No problem, said the Coatesville native.
"Results and scores I can't control," he said. " My goal for this whole competition is to show them my heart and take them on a journey with me and make them feel with me.
"When I came in here I knew a medal was pretty far-fetched for me. I haven't been a contender for a number of years now, so I was left out of that group that people thought could challenge for a gold medal. I have no problem with that."
Nor did he have a problem with the scoring, or even the booing he received from the audience when his score appeared and he jumped over Canadian Patrick Chan. That happened to Weir two skaters later when his teammate and reigning world champion, Evan Lysacek, hopped over him and into second behind Plushenko.
"The level of skating tonight was above Olympic," blogged Kristi Yamaguchi on the NBC site. "Anyone can win this."
Well, not anyone. But Weir's got a prayer, which made last night a great success all by itself. Even in his contender days, Weir tended to self-destruct from the pressure, but his maturity was evident in both his approach and execution last night.
Plushenko, meanwhile, was living up to his bold pre-Olympic words, landing a quad/ triple within the first minute of his routine, executing his short-program routine with the confident presence of an Ivy League professor.
"When I landed that combination, the audience erupted," Plushenko said. "That really pushed me."
Plushenko won gold in Turin and silver in Salt Lake, and claims he would "accept any result." But he also cited the pressure, both from his native Russia and from those who say, "You must, you must." He may not like it, but it seems clear that he has used the heat to push to newer, bolder heights. The quad, he said again after last night's skate, is "the future of figure skating."
"Without it, it's not men's figure skating," he said.

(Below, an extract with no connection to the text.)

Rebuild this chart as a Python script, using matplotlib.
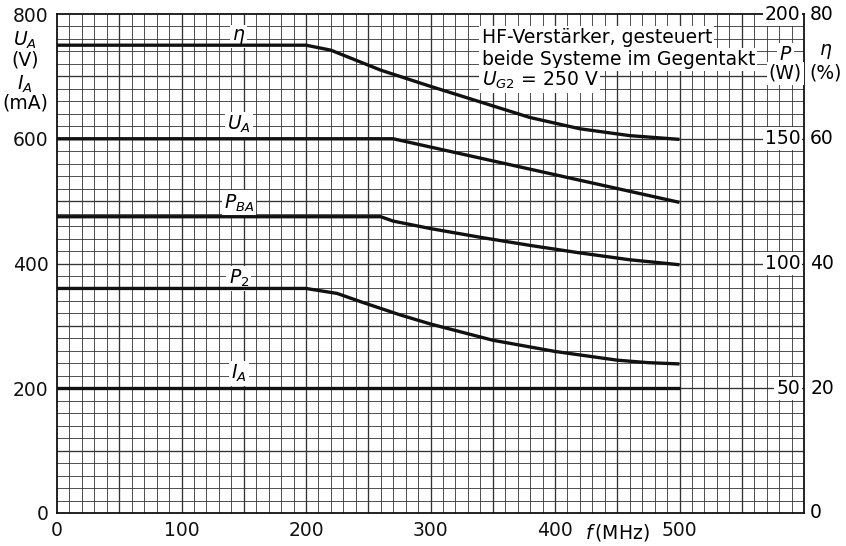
#!/usr/bin/env python3
import numpy as np
from matplotlib import pyplot as plt

# curves, all on the left scale (0..800)
f_eta = [0, 200, 220, 260, 300, 340, 380, 420, 460, 500]
eta = [750, 750, 742, 710, 684, 659, 634, 616, 605, 599]

f_ua = [0, 270, 500]
ua = [600, 600, 498]

f_pba = [0, 260, 270, 300, 340, 380, 420, 460, 500]
pba = [475, 475, 468, 456, 442, 429, 417, 406, 398]

f_p2 = [0, 200, 225, 245, 275, 300, 350, 400, 450, 475, 500]
p2 = [360, 360, 352, 338, 318, 303, 277, 259, 245, 241, 239]

f_ia = [0, 500]
ia = [200, 200]

x_ticks = [0, 100, 200, 300, 400, 500]
y_ticks = [0, 200, 400, 600, 800]
p_ticks = [50, 100, 150, 200]
eta_ticks = [20, 40, 60, 80]

W, H = 846, 546
plt.rcParams['font.family'] = ['DejaVu Sans']
plt.rcParams['mathtext.fontset'] = 'dejavusans'

fig = plt.figure(figsize=(W / 100, H / 100), dpi=100)
ax = fig.add_axes([57 / W, 1 - 513 / H, (804 - 57) / W, (513 - 14) / H])
ax.set_xlim(0, 600)
ax.set_ylim(0, 800)

# graph paper
for v in np.arange(10, 600, 10):
    lw = 0.95 if v % 50 == 0 else 0.6
    ax.axvline(v, color='#333333', lw=lw, zorder=1)
for v in np.arange(20, 800, 20):
    lw = 0.95 if v % 100 == 0 else 0.6
    ax.axhline(v, color='#333333', lw=lw, zorder=1)
for s in ax.spines.values():
    s.set_linewidth(1.3)
    s.set_color('#111111')

for fx, fy in [(f_eta, eta), (f_ua, ua), (f_pba, pba), (f_p2, p2), (f_ia, ia)]:
    ax.plot(fx, fy, color='#111111', lw=2.4, zorder=3, solid_capstyle='butt')

fs = 13.5
box = dict(facecolor='white', edgecolor='none', pad=1.5)
labels = [(r'$\eta$', 764), (r'$U_A$', 623), (r'$P_{BA}$', 497),
          (r'$P_2$', 376), (r'$I_A$', 224)]
for t, yv in labels:
    ax.text(146, yv, t, fontsize=fs, ha='center', va='center', bbox=box, zorder=2.5)

# header text
ax.text(341, 762, 'HF-Verstärker, gesteuert', fontsize=fs, ha='left', va='center',
        bbox=box, zorder=4)
ax.text(341, 727, 'beide Systeme im Gegentakt', fontsize=fs, ha='left', va='center',
        bbox=box, zorder=4)
ax.text(341, 693, r'$U_{G2}$ = 250 V', fontsize=fs, ha='left', va='center',
        bbox=box, zorder=4)

# axes ticks
ax.set_xticks(x_ticks)
ax.set_yticks(y_ticks)
ax.tick_params(length=0, labelsize=fs, colors='#111111')
ax.tick_params(axis='x', pad=6)
ax.tick_params(axis='y', pad=6)
ax.text(450, -31, r'$f\,$(MHz)', fontsize=fs, ha='center', va='center', clip_on=False)

# right scales
for p, e in zip(p_ticks, eta_ticks):
    yv = p * 4
    ax.text(597, yv, str(p), fontsize=fs, ha='right', va='center', bbox=box, zorder=4)
    ax.text(605, yv, str(e), fontsize=fs, ha='left', va='center', clip_on=False)
ax.text(605, 0, '0', fontsize=fs, ha='left', va='center', clip_on=False)
ax.text(585, 735, r'$P$', fontsize=fs, ha='center', va='center', bbox=box, zorder=4)
ax.text(585, 705, '(W)', fontsize=fs, ha='center', va='center', bbox=box, zorder=4)
ax.text(617, 740, r'$\eta$', fontsize=fs, ha='center', va='center', clip_on=False)
ax.text(617, 705, '(%)', fontsize=fs, ha='center', va='center', clip_on=False)

# left axis titles
fig.text(25 / W, 1 - 40 / H, r'$U_A$', fontsize=fs, ha='center', va='center')
fig.text(25 / W, 1 - 60 / H, '(V)', fontsize=fs, ha='center', va='center')
fig.text(25 / W, 1 - 84 / H, r'$I_A$', fontsize=fs, ha='center', va='center')
fig.text(25 / W, 1 - 103 / H, '(mA)', fontsize=fs, ha='center', va='center')

fig.savefig('out.png', dpi=100)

That jump, of course, can separate him from the cat-nippers. He can do style, and he can do substance, and if there is such a thing as intimidation in this sport, he's probably got that covered too.
Truth is, for all his brave talk, Johnny has wilted under this heat before. He finished a disappointing fifth in Turin, mostly due to self-inflicted silliness. While his candor about such mistakes has made him a media darling, it seemed to have eroded away any chance of a lasting legacy, or to be taken seriously.
Too bad. Because one look at the guy - open shirt, pink scarf, the fake/real fur - makes you wish that last night was leading to something big tomorrow.
"I did the best I could," he said finally. "I mean, when's the last time you've seen so many scores over 80?"
There are seven with that score or above heading into tomorrow.
"I'm just happy to be a part of that," he said.
As are we. Should Johnny keep his cool this time, it should be fun and memorable; it could even be one of those Olympic moments. Plushenko's probably right about the quad becoming the engine in future men's figure skating competition. But he should at least recognize that characters like Weir provide the fuel.